To untangle that question, the researchers modeled the underground movement of magma at several different volcanoes. They noticed that most of the magma bodies actually didn’t seem to form where they would achieve neutral buoyancy. Instead, magma appeared to stall in the crust right as its viscosity, or how thick it is, started to increase.

That suggested a potential explanation for the water-depth relationship.

“When magma ascends, the water in it starts to form gas bubbles,” Rasmussen said. “That makes the magma much stickier, or more viscous, and it gets kind of gummed up.” The magma begins to turn sluggish and collect in magma bodies.

“Magma with more water will begin to form gas bubbles at greater depth,” he said. “It becomes gummed up deeper and forms its reservoir deeper.” Water content, the team had found, could well play a major role in the pit stops that magma takes on its way to the surface.

Focus on forecasting

Understanding why magma travels the way that it does is crucial when it comes to anticipating eruptions.

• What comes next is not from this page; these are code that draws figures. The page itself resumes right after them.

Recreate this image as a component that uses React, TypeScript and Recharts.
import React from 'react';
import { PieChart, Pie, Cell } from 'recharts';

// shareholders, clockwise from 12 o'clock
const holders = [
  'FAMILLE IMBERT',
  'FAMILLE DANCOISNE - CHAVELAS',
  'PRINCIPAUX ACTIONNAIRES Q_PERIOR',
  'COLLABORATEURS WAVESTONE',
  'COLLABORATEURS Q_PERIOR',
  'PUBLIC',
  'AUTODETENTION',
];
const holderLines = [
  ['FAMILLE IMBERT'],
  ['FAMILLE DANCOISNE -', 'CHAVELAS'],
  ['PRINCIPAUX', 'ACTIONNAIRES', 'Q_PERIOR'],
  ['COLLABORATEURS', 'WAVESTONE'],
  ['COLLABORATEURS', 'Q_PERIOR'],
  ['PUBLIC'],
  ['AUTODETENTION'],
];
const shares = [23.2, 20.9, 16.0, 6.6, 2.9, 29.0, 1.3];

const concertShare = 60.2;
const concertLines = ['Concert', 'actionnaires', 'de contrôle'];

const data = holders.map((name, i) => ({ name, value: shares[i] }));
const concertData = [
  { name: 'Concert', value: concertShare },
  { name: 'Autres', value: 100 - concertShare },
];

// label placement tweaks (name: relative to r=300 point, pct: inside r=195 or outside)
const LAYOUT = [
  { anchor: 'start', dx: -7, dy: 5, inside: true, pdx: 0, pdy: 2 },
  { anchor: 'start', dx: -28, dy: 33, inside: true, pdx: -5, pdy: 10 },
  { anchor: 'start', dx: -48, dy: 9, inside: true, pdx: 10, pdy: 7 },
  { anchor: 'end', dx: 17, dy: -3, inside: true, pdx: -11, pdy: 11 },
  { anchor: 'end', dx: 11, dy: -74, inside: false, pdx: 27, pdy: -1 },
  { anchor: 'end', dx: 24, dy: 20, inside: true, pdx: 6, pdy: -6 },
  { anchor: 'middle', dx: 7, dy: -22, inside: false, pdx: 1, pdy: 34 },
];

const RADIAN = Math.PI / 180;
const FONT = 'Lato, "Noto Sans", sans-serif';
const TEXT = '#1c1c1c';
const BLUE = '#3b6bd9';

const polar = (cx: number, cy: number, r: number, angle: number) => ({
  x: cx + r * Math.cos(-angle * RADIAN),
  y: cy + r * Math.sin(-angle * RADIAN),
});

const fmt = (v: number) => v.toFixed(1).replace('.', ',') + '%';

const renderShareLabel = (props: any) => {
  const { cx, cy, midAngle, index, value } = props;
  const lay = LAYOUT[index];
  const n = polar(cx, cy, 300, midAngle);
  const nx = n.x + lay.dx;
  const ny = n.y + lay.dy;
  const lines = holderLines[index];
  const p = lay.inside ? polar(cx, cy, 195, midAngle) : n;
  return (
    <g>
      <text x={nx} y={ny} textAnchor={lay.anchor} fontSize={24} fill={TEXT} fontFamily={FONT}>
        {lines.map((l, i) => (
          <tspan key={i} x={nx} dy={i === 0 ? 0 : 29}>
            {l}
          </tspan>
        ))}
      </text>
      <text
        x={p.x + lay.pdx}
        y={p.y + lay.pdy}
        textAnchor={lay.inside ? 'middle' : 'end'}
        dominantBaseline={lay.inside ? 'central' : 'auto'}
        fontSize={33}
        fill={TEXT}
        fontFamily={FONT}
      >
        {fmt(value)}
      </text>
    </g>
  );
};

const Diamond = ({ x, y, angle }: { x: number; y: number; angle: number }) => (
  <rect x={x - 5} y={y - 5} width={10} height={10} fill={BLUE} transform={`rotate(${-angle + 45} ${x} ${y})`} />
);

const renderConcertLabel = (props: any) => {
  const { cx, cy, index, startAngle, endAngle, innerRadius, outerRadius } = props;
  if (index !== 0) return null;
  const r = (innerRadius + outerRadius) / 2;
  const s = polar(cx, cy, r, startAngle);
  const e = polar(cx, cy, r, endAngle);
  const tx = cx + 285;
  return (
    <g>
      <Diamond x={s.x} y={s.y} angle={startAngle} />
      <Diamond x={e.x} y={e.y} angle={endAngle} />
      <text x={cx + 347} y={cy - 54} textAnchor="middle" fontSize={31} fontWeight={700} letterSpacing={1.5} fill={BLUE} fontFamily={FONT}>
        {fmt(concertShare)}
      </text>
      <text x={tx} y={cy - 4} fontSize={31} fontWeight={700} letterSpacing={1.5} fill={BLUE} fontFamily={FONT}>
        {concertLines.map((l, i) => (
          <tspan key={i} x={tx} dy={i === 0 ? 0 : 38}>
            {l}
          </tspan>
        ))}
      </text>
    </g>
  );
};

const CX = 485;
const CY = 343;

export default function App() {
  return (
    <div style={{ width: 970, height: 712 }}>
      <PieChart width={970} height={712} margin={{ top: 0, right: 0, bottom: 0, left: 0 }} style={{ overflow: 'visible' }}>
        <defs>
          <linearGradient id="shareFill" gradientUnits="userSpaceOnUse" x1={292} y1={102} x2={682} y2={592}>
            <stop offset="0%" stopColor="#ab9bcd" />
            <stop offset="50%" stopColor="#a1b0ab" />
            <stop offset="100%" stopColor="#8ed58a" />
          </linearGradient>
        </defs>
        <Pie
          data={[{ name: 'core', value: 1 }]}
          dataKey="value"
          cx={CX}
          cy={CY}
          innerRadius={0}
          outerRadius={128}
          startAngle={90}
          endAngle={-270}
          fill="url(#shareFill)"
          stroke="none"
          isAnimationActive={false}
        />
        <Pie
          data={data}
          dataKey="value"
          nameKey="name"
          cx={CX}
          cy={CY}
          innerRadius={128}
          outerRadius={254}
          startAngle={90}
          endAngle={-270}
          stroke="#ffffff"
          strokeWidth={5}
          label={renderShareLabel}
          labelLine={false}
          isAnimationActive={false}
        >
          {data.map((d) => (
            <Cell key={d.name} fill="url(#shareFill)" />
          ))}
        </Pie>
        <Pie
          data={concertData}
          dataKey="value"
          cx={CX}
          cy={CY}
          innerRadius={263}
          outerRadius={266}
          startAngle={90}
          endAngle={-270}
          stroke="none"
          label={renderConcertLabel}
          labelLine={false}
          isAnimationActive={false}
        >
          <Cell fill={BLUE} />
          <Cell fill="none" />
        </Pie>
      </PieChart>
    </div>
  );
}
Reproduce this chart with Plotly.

After all, many of these magma bodies will continue their journeys eventually, propelled to the surface following an earthquake or landslide, or when more magma worms its way into the reservoir.

“There’s been a big shift recently in the way we’re forecasting eruptions,” Rasmussen said. “We’re moving into an era where models are physics-based, kind of like the ones used in weather forecasting.”

To produce reliable forecasts, those models require loads of data about volcanoes and the magma underneath them. That means scientists need to understand the magma’s temperature, pressure, storage depth, gas bubbles and more, as well as how all those variables relate.

That’s where this study comes in. “Our results help us understand the conditions of the magma storage area,” Rasmussen said.

He hopes this and future research will enhance eruption forecasting models.

“Every day, there are between 40 and 50 volcanoes that erupt, putting hundreds of millions of people that live in their vicinity, as well as people traveling by air, at risk,” he said. “Our work increases our understanding of magma’s properties, so we can build physical models that describe whether it’s going to erupt and when.”